▶ **Material for this exercise**:
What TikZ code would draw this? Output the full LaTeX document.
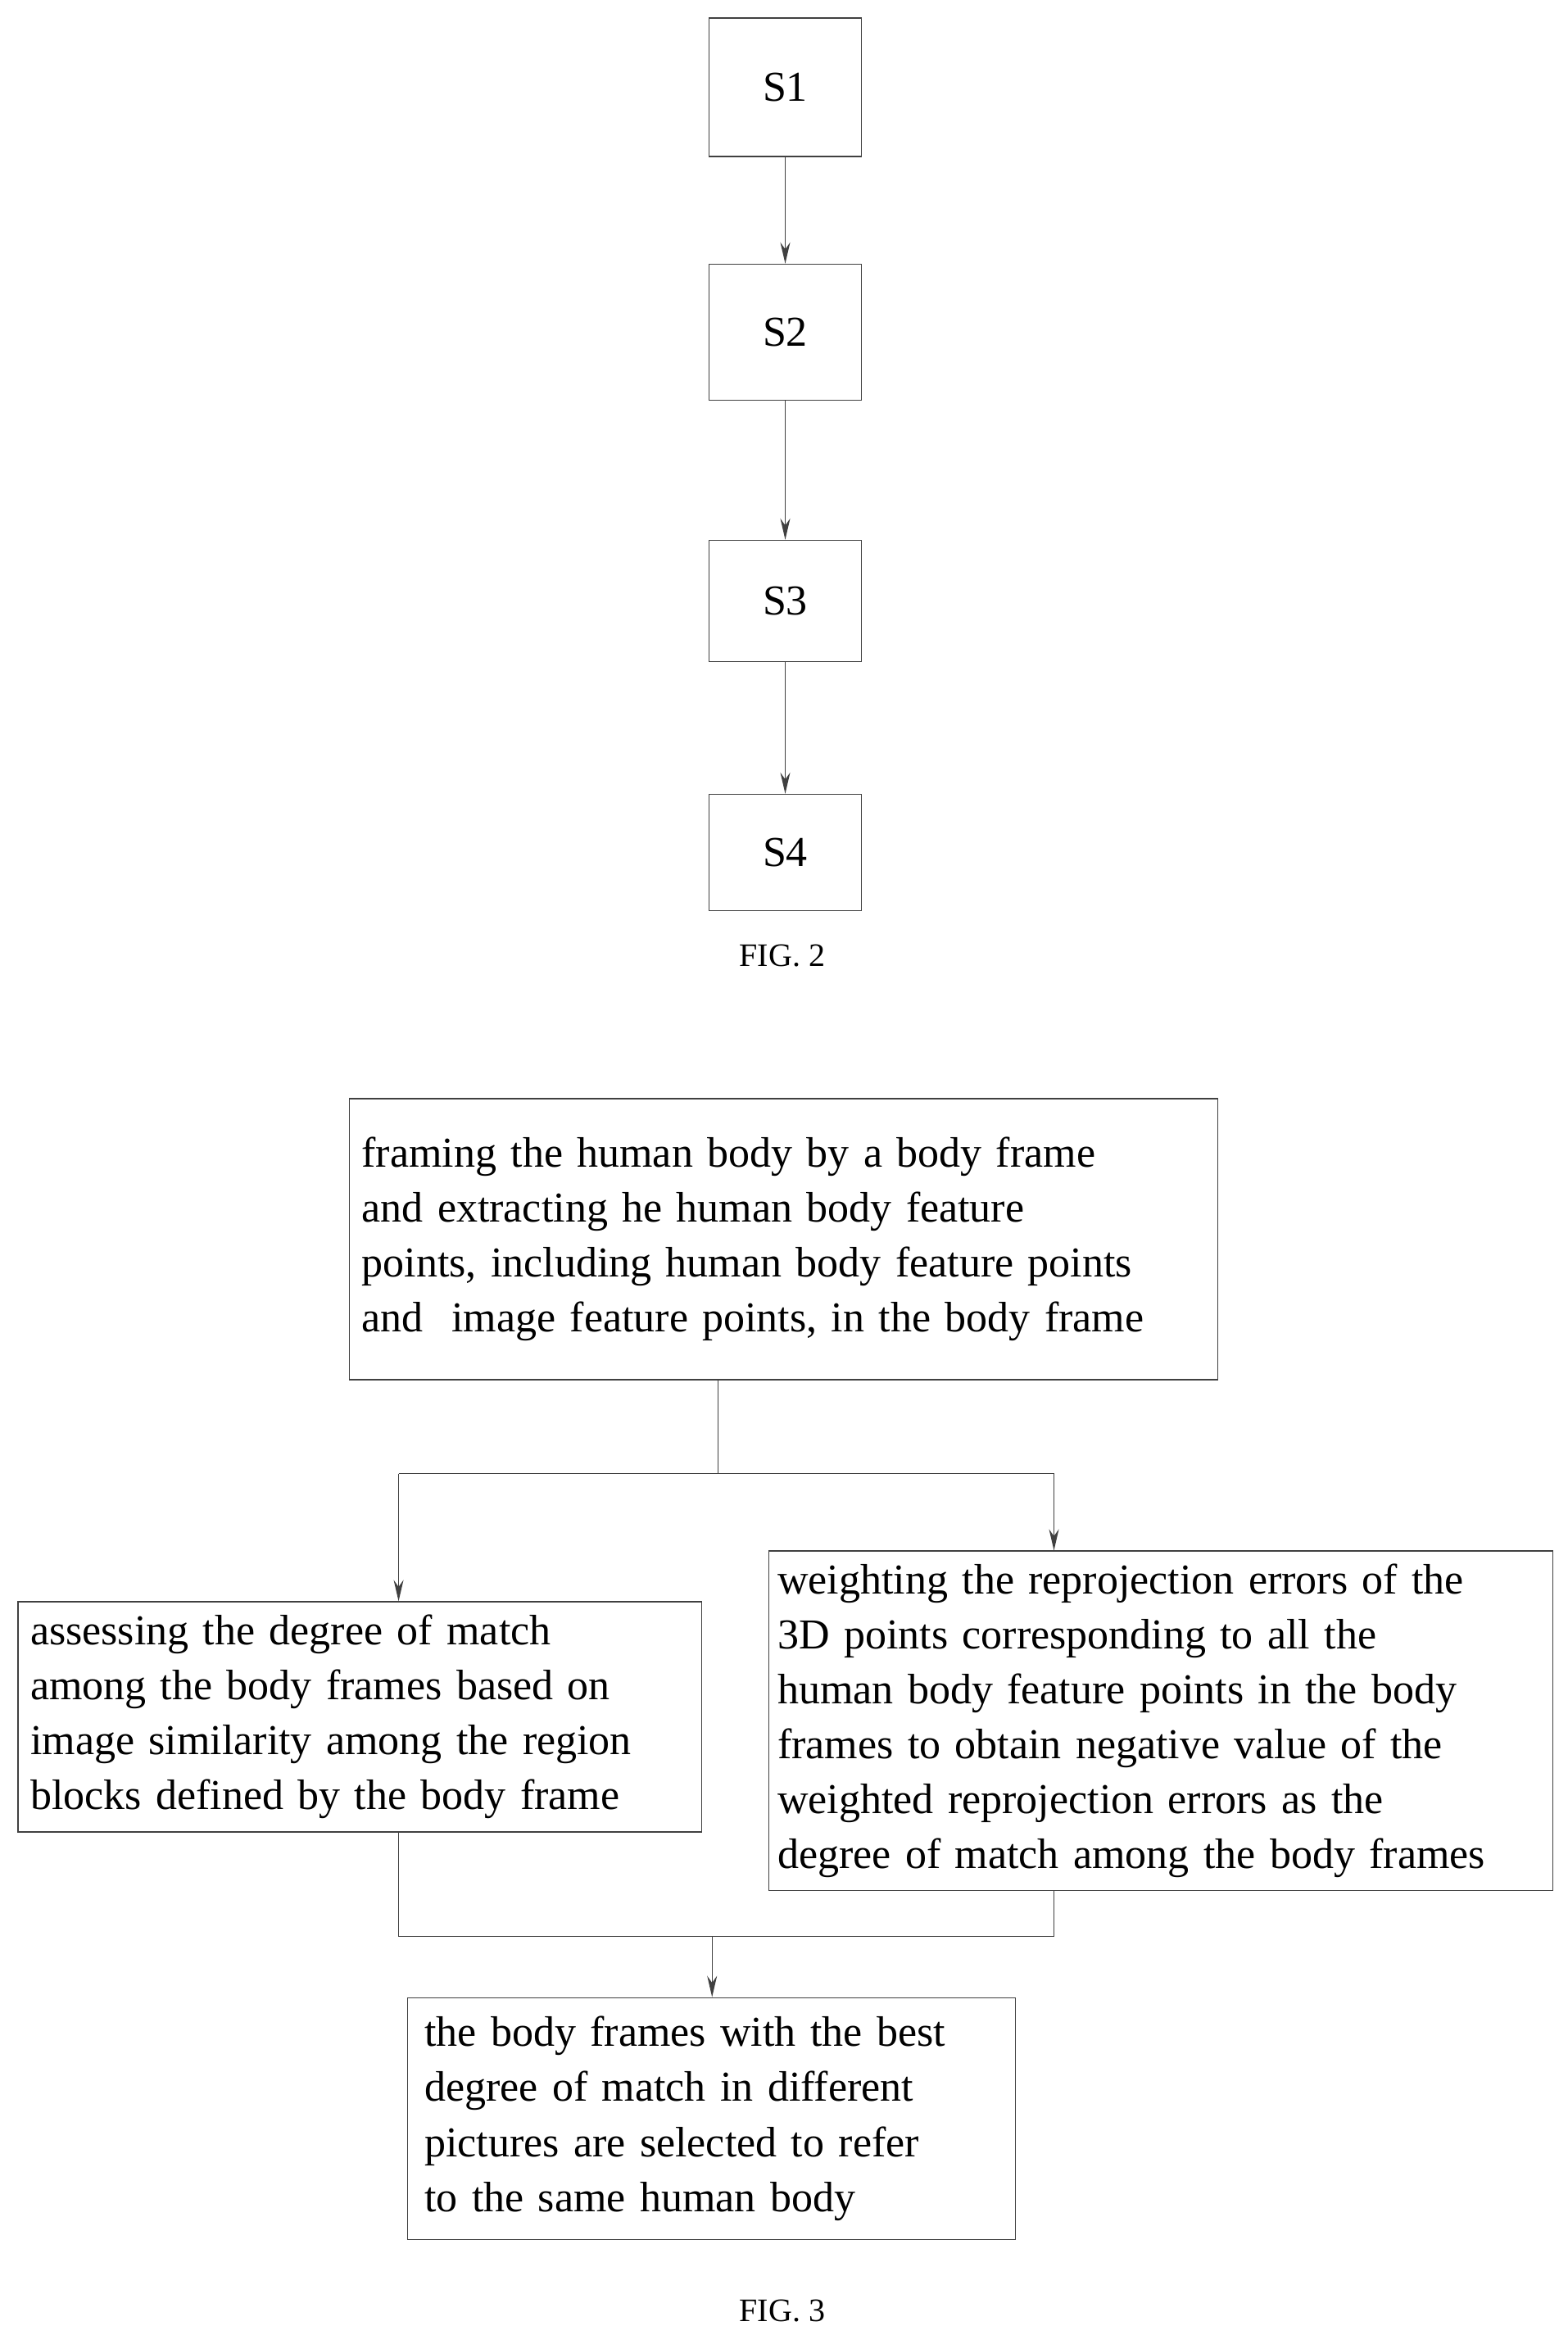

...

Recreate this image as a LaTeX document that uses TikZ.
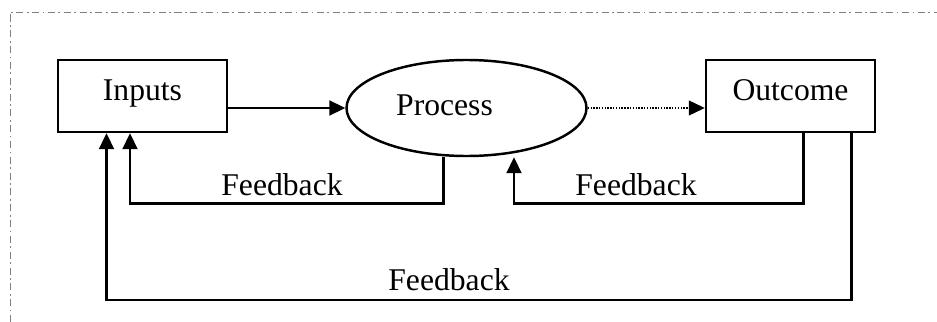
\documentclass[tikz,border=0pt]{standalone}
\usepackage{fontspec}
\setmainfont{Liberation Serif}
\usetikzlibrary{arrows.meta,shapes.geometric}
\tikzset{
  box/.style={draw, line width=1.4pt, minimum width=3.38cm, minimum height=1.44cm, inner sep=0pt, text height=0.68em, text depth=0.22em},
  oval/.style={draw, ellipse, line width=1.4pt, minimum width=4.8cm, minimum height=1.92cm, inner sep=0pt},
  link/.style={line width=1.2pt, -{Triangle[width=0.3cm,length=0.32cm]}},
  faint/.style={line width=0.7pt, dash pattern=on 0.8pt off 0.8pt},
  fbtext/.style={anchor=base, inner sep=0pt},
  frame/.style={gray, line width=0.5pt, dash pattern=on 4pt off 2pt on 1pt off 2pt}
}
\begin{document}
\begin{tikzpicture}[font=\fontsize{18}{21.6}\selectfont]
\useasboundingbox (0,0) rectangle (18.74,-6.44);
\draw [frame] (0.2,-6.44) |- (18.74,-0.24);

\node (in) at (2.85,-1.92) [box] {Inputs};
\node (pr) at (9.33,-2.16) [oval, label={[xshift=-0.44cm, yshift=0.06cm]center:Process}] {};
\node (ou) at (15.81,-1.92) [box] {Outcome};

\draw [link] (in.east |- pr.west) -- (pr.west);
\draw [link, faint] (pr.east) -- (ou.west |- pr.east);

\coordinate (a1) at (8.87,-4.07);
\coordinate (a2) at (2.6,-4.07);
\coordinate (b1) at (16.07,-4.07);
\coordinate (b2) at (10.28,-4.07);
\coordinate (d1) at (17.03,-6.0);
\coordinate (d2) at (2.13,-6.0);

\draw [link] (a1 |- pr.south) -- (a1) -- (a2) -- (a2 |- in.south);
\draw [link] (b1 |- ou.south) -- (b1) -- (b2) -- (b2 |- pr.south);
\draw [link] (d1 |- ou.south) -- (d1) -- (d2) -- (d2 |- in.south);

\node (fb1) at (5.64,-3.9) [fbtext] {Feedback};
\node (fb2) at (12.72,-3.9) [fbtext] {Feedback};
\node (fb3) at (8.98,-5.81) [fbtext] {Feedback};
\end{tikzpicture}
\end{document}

▶ **Set exercise**: Include both the line containing "Recreate this image" and the line containing "(d2 |- in.south);" when you write out everything between them, exactly. Leave the pictures out.

▶ **Solved problem**:
Recreate this image as a LaTeX document that uses TikZ.
\documentclass[tikz,border=0pt]{standalone}
\usepackage{fontspec}
\setmainfont{Liberation Serif}
\usetikzlibrary{arrows.meta,shapes.geometric}
\tikzset{
  box/.style={draw, line width=1.4pt, minimum width=3.38cm, minimum height=1.44cm, inner sep=0pt, text height=0.68em, text depth=0.22em},
  oval/.style={draw, ellipse, line width=1.4pt, minimum width=4.8cm, minimum height=1.92cm, inner sep=0pt},
  link/.style={line width=1.2pt, -{Triangle[width=0.3cm,length=0.32cm]}},
  faint/.style={line width=0.7pt, dash pattern=on 0.8pt off 0.8pt},
  fbtext/.style={anchor=base, inner sep=0pt},
  frame/.style={gray, line width=0.5pt, dash pattern=on 4pt off 2pt on 1pt off 2pt}
}
\begin{document}
\begin{tikzpicture}[font=\fontsize{18}{21.6}\selectfont]
\useasboundingbox (0,0) rectangle (18.74,-6.44);
\draw [frame] (0.2,-6.44) |- (18.74,-0.24);

\node (in) at (2.85,-1.92) [box] {Inputs};
\node (pr) at (9.33,-2.16) [oval, label={[xshift=-0.44cm, yshift=0.06cm]center:Process}] {};
\node (ou) at (15.81,-1.92) [box] {Outcome};

\draw [link] (in.east |- pr.west) -- (pr.west);
\draw [link, faint] (pr.east) -- (ou.west |- pr.east);

\coordinate (a1) at (8.87,-4.07);
\coordinate (a2) at (2.6,-4.07);
\coordinate (b1) at (16.07,-4.07);
\coordinate (b2) at (10.28,-4.07);
\coordinate (d1) at (17.03,-6.0);
\coordinate (d2) at (2.13,-6.0);

\draw [link] (a1 |- pr.south) -- (a1) -- (a2) -- (a2 |- in.south);
\draw [link] (b1 |- ou.south) -- (b1) -- (b2) -- (b2 |- pr.south);
\draw [link] (d1 |- ou.south) -- (d1) -- (d2) -- (d2 |- in.south);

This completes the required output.